* [Task directions]
Please output exactly the lines of the material from the first through the line containing "line=dict(color=col, width=3)))", and nothing more.

--- Start ---

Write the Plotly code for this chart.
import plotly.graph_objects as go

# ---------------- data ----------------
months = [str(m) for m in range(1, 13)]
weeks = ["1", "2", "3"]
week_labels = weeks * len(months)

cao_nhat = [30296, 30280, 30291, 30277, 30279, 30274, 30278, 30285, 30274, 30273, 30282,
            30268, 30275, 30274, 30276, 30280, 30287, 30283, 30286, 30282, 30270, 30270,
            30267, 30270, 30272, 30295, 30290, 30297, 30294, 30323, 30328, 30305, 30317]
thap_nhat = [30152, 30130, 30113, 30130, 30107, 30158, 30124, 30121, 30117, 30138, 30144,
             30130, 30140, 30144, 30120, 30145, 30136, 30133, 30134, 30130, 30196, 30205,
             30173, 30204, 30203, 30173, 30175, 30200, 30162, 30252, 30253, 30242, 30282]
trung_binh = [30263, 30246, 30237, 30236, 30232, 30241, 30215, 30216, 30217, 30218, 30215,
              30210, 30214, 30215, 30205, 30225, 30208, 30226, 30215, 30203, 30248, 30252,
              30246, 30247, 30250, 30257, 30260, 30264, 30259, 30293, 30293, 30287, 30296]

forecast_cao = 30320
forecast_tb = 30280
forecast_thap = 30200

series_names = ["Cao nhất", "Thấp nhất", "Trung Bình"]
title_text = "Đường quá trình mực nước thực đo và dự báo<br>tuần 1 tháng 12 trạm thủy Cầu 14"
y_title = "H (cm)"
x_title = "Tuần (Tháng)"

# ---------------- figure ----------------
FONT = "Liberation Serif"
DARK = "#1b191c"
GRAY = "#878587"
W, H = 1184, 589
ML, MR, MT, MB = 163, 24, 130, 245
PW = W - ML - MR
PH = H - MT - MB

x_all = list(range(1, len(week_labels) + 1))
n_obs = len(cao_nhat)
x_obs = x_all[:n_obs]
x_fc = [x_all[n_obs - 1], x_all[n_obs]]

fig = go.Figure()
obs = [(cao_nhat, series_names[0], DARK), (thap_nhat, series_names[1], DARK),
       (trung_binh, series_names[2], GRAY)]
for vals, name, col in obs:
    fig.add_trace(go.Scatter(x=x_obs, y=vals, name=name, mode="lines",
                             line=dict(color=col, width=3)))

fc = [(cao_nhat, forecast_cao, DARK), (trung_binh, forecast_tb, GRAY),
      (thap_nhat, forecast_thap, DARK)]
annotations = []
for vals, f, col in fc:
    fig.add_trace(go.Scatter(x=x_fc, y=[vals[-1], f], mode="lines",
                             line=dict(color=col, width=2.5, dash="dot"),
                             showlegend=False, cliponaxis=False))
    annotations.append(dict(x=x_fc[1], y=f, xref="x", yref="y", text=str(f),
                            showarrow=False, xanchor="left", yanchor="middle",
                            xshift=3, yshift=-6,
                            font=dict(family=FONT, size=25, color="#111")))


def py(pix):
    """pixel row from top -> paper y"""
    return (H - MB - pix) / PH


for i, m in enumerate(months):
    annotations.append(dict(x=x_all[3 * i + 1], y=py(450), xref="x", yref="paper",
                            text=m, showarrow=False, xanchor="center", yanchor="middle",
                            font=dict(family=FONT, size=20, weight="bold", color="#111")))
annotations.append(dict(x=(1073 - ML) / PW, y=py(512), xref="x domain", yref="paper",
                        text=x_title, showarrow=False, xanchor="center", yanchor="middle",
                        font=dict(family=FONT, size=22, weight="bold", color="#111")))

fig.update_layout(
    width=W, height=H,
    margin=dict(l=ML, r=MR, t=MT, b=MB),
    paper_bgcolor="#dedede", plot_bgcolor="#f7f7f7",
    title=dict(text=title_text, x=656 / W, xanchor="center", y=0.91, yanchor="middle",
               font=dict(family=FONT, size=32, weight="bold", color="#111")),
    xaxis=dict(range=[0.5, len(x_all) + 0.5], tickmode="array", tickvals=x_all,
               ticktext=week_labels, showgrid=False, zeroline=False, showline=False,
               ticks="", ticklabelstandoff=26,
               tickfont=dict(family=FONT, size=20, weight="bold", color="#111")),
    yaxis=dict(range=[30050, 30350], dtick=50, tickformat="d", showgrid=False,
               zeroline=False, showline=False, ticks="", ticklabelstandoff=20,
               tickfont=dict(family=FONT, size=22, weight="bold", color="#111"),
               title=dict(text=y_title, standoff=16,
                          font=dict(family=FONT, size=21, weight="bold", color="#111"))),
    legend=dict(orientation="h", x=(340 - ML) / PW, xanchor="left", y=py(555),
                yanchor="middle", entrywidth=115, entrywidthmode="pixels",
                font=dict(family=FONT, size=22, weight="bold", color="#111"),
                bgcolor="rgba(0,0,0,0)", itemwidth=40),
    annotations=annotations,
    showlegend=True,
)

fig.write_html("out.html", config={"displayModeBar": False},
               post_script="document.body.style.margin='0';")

--- End ---

* [Full output]
Write the Plotly code for this chart.
import plotly.graph_objects as go

# ---------------- data ----------------
months = [str(m) for m in range(1, 13)]
weeks = ["1", "2", "3"]
week_labels = weeks * len(months)

cao_nhat = [30296, 30280, 30291, 30277, 30279, 30274, 30278, 30285, 30274, 30273, 30282,
            30268, 30275, 30274, 30276, 30280, 30287, 30283, 30286, 30282, 30270, 30270,
            30267, 30270, 30272, 30295, 30290, 30297, 30294, 30323, 30328, 30305, 30317]
thap_nhat = [30152, 30130, 30113, 30130, 30107, 30158, 30124, 30121, 30117, 30138, 30144,
             30130, 30140, 30144, 30120, 30145, 30136, 30133, 30134, 30130, 30196, 30205,
             30173, 30204, 30203, 30173, 30175, 30200, 30162, 30252, 30253, 30242, 30282]
trung_binh = [30263, 30246, 30237, 30236, 30232, 30241, 30215, 30216, 30217, 30218, 30215,
              30210, 30214, 30215, 30205, 30225, 30208, 30226, 30215, 30203, 30248, 30252,
              30246, 30247, 30250, 30257, 30260, 30264, 30259, 30293, 30293, 30287, 30296]

forecast_cao = 30320
forecast_tb = 30280
forecast_thap = 30200

series_names = ["Cao nhất", "Thấp nhất", "Trung Bình"]
title_text = "Đường quá trình mực nước thực đo và dự báo<br>tuần 1 tháng 12 trạm thủy Cầu 14"
y_title = "H (cm)"
x_title = "Tuần (Tháng)"

# ---------------- figure ----------------
FONT = "Liberation Serif"
DARK = "#1b191c"
GRAY = "#878587"
W, H = 1184, 589
ML, MR, MT, MB = 163, 24, 130, 245
PW = W - ML - MR
PH = H - MT - MB

x_all = list(range(1, len(week_labels) + 1))
n_obs = len(cao_nhat)
x_obs = x_all[:n_obs]
x_fc = [x_all[n_obs - 1], x_all[n_obs]]

fig = go.Figure()
obs = [(cao_nhat, series_names[0], DARK), (thap_nhat, series_names[1], DARK),
       (trung_binh, series_names[2], GRAY)]
for vals, name, col in obs:
    fig.add_trace(go.Scatter(x=x_obs, y=vals, name=name, mode="lines",
                             line=dict(color=col, width=3)))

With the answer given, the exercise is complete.